> SUPPLIED ENTRIES:

↓

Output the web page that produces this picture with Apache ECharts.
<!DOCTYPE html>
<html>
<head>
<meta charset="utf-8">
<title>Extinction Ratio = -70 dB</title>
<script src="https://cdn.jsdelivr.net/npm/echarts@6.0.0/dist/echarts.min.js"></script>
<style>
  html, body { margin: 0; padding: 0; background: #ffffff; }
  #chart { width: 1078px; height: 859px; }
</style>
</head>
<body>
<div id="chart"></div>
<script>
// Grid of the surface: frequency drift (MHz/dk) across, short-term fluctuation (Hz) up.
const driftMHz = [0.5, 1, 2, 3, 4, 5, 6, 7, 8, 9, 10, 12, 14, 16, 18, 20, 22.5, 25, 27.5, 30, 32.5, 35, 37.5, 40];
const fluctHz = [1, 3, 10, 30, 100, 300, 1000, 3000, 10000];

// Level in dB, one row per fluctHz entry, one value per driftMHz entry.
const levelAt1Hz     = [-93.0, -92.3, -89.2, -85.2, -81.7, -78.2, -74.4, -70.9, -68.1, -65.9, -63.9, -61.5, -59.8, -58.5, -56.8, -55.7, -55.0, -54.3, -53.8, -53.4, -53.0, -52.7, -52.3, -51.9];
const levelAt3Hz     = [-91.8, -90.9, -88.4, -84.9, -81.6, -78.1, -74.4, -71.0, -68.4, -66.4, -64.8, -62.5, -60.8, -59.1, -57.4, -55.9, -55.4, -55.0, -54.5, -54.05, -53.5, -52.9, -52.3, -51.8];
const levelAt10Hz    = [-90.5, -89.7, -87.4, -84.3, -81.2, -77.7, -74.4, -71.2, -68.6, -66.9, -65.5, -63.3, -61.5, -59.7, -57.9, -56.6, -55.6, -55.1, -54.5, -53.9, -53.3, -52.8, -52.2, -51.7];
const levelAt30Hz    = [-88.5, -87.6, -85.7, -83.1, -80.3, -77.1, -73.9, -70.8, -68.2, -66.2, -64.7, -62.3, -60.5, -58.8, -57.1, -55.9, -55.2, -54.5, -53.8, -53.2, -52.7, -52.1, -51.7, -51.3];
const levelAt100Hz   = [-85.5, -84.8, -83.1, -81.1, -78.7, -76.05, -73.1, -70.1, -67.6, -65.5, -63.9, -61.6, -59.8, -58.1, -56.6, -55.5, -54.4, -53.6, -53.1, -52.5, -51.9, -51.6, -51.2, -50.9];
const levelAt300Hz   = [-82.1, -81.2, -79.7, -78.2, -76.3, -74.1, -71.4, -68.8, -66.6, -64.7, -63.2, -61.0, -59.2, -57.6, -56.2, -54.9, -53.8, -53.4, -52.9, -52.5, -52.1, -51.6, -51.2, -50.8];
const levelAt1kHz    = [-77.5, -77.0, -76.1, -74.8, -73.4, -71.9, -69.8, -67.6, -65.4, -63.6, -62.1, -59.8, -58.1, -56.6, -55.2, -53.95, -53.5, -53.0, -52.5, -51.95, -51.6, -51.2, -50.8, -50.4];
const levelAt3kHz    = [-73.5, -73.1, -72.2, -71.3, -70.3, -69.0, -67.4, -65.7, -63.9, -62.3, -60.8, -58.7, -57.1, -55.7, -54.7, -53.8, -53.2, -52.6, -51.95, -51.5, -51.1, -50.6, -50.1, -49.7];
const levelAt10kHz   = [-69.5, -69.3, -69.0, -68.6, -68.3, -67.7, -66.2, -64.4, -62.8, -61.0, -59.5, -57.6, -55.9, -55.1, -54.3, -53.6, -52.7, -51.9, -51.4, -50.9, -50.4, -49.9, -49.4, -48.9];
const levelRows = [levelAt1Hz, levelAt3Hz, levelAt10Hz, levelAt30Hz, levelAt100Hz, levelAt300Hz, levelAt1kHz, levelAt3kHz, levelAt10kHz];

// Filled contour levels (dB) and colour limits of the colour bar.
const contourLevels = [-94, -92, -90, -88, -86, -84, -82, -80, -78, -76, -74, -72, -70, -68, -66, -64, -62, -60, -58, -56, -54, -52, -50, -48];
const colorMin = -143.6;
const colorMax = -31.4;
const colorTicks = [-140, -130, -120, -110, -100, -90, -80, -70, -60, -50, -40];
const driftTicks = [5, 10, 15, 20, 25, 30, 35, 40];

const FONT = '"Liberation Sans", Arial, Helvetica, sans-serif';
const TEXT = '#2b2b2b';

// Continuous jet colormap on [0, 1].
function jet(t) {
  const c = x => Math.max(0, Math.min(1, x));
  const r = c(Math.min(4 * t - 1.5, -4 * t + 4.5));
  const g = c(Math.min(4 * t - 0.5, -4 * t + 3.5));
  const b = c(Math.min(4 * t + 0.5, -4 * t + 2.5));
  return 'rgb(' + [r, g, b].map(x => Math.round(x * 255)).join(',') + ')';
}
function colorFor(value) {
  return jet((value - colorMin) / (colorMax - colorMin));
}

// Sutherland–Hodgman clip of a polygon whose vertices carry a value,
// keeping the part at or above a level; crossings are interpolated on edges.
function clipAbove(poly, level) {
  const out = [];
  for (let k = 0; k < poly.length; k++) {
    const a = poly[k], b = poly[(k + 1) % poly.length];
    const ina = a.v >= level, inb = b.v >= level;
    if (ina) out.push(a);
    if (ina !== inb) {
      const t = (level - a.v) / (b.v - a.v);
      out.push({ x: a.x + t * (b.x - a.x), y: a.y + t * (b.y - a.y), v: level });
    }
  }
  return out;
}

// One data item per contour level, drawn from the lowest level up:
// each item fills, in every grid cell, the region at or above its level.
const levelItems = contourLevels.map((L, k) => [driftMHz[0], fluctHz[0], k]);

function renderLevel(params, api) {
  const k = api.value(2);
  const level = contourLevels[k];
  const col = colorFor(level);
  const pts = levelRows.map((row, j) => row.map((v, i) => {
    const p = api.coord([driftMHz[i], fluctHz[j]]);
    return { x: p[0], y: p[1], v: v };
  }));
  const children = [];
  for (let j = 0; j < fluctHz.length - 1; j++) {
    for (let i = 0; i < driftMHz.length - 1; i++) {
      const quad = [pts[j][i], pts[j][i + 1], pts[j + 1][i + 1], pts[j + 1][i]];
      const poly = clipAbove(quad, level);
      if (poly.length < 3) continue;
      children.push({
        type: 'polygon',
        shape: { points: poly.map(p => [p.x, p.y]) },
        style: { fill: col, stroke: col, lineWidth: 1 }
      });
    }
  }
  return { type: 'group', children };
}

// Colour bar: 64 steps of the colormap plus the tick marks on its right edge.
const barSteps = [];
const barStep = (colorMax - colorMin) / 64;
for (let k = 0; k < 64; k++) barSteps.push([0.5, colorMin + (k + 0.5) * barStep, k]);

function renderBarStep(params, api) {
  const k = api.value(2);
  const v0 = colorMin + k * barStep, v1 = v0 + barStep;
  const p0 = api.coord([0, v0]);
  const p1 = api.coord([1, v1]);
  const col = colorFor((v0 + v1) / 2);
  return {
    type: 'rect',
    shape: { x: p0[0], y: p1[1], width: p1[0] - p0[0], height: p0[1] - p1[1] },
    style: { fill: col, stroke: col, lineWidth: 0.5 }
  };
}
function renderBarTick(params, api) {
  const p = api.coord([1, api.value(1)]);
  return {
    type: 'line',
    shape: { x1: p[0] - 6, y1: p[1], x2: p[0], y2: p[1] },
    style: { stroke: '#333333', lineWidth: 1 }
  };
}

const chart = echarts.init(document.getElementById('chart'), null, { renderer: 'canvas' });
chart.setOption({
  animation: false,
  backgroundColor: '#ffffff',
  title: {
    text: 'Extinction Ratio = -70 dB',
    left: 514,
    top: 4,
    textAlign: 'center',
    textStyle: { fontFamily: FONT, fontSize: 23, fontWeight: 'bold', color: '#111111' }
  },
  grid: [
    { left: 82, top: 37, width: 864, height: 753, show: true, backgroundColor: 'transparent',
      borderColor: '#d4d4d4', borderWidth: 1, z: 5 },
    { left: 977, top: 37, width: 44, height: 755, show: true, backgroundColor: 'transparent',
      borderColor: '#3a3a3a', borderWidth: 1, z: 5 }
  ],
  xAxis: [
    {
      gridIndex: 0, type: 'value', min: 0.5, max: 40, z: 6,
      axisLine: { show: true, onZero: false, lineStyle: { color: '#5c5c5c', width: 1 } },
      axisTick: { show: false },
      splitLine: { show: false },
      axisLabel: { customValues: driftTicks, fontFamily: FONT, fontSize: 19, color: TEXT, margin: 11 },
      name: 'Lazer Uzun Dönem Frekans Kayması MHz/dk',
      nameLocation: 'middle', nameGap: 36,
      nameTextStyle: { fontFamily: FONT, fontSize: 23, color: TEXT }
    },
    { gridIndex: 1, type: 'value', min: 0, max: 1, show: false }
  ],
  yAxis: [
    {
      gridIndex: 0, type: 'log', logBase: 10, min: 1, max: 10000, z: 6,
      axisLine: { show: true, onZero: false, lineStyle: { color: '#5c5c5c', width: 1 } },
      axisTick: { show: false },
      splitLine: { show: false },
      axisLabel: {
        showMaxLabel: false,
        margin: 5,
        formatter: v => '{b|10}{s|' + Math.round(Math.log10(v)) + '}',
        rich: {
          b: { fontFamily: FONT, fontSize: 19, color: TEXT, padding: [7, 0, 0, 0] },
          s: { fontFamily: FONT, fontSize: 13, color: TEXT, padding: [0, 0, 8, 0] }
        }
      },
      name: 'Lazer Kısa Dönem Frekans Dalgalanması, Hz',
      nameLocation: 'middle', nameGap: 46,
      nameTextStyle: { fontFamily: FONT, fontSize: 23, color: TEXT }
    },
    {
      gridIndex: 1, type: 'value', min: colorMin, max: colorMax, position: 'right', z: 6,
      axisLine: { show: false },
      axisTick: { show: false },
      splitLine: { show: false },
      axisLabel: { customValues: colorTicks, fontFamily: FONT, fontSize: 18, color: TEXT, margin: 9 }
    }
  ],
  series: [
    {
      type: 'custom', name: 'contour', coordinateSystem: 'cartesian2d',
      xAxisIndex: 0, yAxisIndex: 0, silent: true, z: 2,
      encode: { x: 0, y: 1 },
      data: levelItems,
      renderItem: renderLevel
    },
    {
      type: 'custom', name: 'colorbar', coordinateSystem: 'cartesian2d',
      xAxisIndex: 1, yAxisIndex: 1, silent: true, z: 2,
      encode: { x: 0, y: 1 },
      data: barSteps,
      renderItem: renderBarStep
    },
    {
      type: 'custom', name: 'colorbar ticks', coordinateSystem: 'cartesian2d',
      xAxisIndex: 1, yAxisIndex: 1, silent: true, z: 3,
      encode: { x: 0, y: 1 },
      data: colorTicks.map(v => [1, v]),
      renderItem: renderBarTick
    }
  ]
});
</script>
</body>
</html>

↑
↓

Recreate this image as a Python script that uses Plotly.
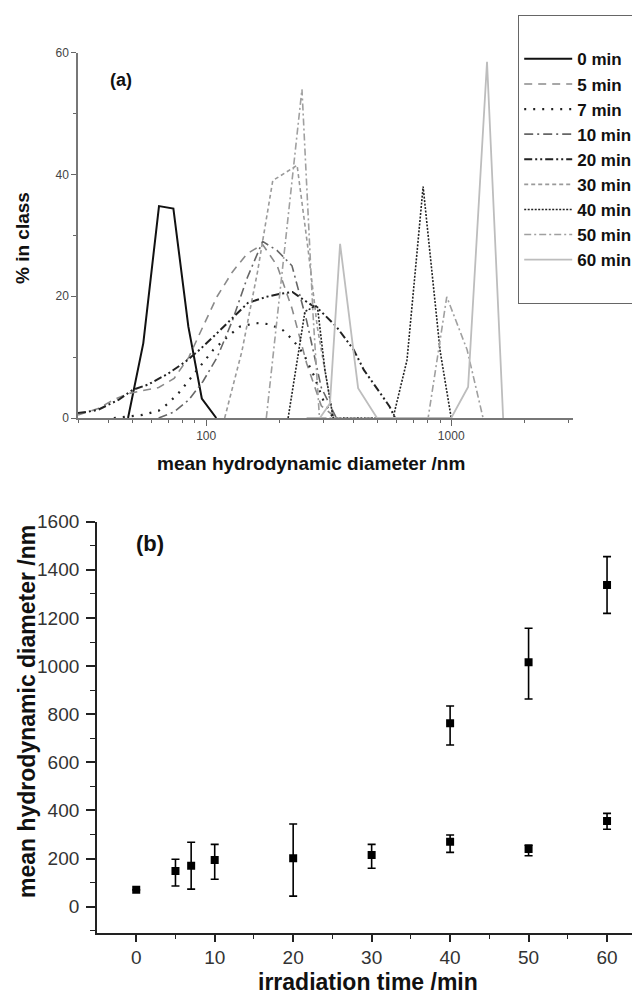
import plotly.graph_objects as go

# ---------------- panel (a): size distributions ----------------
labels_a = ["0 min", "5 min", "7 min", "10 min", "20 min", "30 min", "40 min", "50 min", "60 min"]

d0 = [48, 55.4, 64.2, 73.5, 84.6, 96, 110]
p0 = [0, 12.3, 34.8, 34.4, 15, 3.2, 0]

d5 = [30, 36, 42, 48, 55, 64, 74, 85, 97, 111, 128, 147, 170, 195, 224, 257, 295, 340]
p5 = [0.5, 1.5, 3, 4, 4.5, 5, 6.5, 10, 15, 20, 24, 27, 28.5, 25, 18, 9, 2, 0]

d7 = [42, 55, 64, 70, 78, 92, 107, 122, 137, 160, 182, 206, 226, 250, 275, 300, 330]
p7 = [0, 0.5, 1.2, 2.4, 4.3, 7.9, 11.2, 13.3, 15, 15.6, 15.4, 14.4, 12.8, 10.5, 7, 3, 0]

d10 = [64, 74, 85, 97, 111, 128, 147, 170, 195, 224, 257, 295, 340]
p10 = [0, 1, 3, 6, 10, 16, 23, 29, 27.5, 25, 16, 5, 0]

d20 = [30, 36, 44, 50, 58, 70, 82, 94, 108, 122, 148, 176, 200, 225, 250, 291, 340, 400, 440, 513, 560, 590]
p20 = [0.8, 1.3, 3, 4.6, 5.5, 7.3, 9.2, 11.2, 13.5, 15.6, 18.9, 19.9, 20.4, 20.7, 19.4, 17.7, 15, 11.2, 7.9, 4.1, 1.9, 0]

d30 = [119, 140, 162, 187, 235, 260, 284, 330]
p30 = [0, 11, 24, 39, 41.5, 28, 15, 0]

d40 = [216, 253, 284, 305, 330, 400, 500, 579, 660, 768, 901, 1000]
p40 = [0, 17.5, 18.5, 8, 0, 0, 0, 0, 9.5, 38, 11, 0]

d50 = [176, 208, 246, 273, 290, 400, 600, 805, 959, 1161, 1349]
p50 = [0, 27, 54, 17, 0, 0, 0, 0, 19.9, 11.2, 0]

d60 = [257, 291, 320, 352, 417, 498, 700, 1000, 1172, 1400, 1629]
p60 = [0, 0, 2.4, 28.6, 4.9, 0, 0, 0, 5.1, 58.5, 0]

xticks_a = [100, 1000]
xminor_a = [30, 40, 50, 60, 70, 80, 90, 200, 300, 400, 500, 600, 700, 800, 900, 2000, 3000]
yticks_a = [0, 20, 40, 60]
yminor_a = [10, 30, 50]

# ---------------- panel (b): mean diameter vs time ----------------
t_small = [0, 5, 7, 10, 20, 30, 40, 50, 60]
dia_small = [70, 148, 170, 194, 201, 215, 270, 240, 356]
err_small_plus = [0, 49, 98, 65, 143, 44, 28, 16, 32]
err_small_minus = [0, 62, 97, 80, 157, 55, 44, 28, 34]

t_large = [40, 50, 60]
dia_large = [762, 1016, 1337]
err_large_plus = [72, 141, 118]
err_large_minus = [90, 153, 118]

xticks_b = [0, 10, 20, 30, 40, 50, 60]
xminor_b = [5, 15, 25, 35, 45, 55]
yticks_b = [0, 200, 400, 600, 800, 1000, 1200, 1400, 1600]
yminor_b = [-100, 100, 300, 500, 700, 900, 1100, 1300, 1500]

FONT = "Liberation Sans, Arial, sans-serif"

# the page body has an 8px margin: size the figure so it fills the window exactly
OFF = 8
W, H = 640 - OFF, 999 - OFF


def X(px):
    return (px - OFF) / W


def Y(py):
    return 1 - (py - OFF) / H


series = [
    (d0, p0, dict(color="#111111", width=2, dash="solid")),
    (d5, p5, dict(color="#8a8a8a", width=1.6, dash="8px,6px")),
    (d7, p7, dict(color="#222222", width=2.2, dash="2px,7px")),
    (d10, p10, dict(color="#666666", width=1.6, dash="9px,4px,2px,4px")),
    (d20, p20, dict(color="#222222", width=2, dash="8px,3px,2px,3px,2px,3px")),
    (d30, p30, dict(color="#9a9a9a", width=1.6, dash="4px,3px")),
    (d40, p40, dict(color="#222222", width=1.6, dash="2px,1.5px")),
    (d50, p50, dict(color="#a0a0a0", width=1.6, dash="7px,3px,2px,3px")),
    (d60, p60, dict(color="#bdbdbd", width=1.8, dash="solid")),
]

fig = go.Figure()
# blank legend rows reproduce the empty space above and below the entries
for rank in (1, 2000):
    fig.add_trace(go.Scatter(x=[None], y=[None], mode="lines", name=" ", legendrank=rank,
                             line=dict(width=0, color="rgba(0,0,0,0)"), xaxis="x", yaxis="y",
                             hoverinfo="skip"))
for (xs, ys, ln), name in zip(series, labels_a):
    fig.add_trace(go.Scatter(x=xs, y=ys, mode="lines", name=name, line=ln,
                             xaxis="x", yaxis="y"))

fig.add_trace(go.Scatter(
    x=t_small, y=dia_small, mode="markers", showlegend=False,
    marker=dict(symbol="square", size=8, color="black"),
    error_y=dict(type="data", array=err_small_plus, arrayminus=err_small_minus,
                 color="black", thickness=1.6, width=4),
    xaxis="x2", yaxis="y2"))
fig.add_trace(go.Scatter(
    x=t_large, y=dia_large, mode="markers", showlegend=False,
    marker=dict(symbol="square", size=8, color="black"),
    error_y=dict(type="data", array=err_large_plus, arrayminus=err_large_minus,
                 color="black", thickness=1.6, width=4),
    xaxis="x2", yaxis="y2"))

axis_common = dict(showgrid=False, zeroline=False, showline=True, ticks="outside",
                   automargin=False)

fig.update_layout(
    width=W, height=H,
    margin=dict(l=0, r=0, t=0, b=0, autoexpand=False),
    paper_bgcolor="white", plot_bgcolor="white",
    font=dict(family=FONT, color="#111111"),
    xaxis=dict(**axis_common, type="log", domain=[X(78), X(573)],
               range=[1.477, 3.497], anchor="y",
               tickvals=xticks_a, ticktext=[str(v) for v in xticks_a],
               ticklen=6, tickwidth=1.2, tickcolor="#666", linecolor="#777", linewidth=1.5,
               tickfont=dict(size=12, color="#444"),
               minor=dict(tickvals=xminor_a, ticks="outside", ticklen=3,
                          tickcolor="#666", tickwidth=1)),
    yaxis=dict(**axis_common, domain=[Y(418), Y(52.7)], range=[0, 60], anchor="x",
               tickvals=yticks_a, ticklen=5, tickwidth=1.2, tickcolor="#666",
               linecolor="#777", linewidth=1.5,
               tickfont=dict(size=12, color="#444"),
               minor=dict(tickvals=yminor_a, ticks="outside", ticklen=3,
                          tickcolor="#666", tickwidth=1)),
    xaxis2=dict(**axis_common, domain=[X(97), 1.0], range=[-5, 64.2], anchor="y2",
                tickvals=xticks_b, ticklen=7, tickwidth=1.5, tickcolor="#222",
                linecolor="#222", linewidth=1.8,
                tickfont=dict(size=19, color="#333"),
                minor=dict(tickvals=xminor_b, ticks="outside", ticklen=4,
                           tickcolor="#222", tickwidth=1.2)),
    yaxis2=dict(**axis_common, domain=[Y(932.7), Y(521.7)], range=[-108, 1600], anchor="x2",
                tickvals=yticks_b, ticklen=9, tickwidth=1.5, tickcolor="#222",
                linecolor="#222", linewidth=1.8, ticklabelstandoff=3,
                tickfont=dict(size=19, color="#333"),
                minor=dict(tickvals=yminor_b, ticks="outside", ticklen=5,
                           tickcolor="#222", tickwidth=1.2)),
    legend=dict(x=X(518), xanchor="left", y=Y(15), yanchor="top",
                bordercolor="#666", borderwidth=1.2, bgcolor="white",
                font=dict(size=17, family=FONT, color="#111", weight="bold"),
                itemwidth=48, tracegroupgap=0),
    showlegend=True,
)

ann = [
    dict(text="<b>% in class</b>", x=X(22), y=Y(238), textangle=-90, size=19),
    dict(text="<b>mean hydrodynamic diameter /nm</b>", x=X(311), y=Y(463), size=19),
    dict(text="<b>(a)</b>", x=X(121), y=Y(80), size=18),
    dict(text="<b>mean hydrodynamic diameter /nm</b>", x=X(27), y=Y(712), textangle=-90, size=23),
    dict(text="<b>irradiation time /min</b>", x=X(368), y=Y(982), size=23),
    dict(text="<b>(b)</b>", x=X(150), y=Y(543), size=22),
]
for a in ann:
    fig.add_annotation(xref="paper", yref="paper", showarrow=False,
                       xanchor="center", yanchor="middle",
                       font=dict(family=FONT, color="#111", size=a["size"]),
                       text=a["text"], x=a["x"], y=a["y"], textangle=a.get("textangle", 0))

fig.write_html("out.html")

↑
↓

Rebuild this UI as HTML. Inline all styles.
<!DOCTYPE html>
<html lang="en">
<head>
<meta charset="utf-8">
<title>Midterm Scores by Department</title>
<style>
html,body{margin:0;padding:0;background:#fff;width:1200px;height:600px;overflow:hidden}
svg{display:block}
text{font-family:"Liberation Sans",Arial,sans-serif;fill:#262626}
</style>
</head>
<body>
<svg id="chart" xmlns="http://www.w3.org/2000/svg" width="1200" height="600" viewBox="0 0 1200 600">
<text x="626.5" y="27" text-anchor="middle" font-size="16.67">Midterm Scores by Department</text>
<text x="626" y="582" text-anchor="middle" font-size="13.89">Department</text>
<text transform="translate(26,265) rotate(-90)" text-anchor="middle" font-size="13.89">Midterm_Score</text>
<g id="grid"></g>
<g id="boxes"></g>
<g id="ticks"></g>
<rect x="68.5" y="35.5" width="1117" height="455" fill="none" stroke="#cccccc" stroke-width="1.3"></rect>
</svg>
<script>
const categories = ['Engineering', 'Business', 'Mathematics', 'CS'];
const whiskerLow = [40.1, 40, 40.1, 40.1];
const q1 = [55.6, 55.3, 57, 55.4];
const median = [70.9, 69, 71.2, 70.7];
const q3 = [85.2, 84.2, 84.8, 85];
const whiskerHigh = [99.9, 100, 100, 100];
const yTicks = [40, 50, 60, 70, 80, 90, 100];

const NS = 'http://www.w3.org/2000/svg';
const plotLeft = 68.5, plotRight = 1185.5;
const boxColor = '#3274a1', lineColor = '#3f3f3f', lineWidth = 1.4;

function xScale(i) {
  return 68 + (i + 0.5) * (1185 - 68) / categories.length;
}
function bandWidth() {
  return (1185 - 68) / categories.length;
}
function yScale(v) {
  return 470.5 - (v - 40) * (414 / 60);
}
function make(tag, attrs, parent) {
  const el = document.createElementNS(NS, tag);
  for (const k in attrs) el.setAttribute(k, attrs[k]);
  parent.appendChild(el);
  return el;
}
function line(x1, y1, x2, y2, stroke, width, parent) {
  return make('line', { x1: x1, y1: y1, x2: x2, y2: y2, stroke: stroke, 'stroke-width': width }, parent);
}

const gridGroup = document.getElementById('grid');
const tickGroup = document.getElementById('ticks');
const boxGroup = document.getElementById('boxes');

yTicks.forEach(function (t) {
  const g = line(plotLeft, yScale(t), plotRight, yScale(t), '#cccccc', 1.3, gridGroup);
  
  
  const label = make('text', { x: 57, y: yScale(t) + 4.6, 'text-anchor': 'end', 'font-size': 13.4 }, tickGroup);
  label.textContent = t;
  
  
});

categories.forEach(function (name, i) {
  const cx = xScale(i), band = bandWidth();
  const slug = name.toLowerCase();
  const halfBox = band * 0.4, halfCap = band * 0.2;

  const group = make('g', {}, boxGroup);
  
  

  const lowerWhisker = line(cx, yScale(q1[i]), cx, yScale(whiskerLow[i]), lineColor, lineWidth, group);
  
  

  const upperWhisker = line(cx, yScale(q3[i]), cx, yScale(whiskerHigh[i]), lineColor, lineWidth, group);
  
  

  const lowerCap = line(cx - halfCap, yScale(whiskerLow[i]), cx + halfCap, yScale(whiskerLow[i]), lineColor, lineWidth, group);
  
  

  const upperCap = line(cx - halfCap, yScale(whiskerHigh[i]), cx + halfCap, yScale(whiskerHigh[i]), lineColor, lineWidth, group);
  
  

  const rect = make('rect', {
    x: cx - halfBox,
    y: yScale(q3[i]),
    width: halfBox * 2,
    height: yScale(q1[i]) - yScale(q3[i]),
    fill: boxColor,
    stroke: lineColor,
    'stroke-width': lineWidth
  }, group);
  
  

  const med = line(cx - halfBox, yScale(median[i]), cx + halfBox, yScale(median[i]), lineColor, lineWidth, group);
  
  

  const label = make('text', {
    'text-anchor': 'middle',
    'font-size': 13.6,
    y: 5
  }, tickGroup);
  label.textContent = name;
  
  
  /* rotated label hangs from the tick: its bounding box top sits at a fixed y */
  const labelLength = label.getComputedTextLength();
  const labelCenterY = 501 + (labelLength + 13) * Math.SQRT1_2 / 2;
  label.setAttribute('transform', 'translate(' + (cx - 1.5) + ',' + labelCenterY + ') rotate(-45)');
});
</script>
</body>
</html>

↑

> TASK PROMPT:
In the listing above, find the line containing "Recreate this image" and the line containing "25, 16, 5, 0]", then write out both of them and every line between, exactly, with no pictures.

> RESULT OF THIS EXERCISE:
Recreate this image as a Python script that uses Plotly.
import plotly.graph_objects as go

# ---------------- panel (a): size distributions ----------------
labels_a = ["0 min", "5 min", "7 min", "10 min", "20 min", "30 min", "40 min", "50 min", "60 min"]

d0 = [48, 55.4, 64.2, 73.5, 84.6, 96, 110]
p0 = [0, 12.3, 34.8, 34.4, 15, 3.2, 0]

d5 = [30, 36, 42, 48, 55, 64, 74, 85, 97, 111, 128, 147, 170, 195, 224, 257, 295, 340]
p5 = [0.5, 1.5, 3, 4, 4.5, 5, 6.5, 10, 15, 20, 24, 27, 28.5, 25, 18, 9, 2, 0]

d7 = [42, 55, 64, 70, 78, 92, 107, 122, 137, 160, 182, 206, 226, 250, 275, 300, 330]
p7 = [0, 0.5, 1.2, 2.4, 4.3, 7.9, 11.2, 13.3, 15, 15.6, 15.4, 14.4, 12.8, 10.5, 7, 3, 0]

d10 = [64, 74, 85, 97, 111, 128, 147, 170, 195, 224, 257, 295, 340]
p10 = [0, 1, 3, 6, 10, 16, 23, 29, 27.5, 25, 16, 5, 0]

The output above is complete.